Ingredients
Equipment
Method
- Preheat your oven to 375 degrees Fahrenheit.
- Add the butter to a medium sauce pan placed over low heat.
- Whisk the flour and nutmeg into the melted butter.
- Turn the heat to medium and whisk in the milk and garlic.
- Continue to whisk while bringing the sauce to a gentle boil.
- Turn off the heat and move the sauce pan to another burner.
- Whisk in the gruyere/swiss and cheddar cheeses. Set aside while you prepare the potatoes.
- Peel and thinly slice the potatoes. I used a mandoline vegetable slicer to get uniformly thick, thin slices.
- Spray a large casserole dish with non-stick cooking spray.
- Place layers of potatoes in the bottom of the dish.
- Pour the prepared cheese sauce on top of the potatoes.
- Sprinkle the breadcrumbs on top of the casserole.

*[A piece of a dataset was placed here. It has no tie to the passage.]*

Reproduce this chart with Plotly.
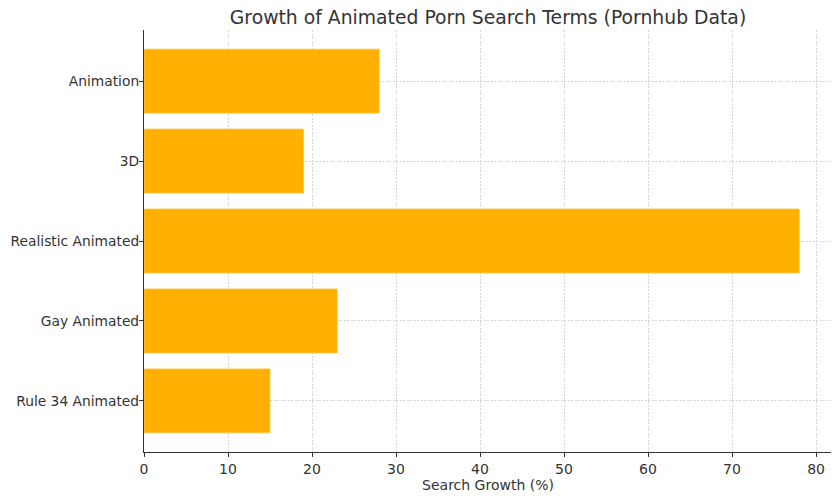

- Place the casserole in the oven and bake for approximately 45 minutes, or until the potatoes are tender and the top has turned a medium brown.
- Remove the casserole from the oven and place on a heat proof surface.
- Sprinkle the top of the casserole with the chopped parsley.
- Let the potatoes sit for at least 10-15 minutes before serving. The sauce will be molten lava when you first remove it from the oven. Let it set up for a few minutes and the sauce will start to cool down and thicken.
Notes
For a meat-eaters version, add a bit of chopped ham or crumbled, cooked bacon in between the layers of sliced potatoes.
You can make au gratin potatoes in advance. I made my potato casserole early Thanksgiving morning and stored it in the refrigerator until ready to bake. Leftovers, if there are any, can be stored in the refrigerator for a few days.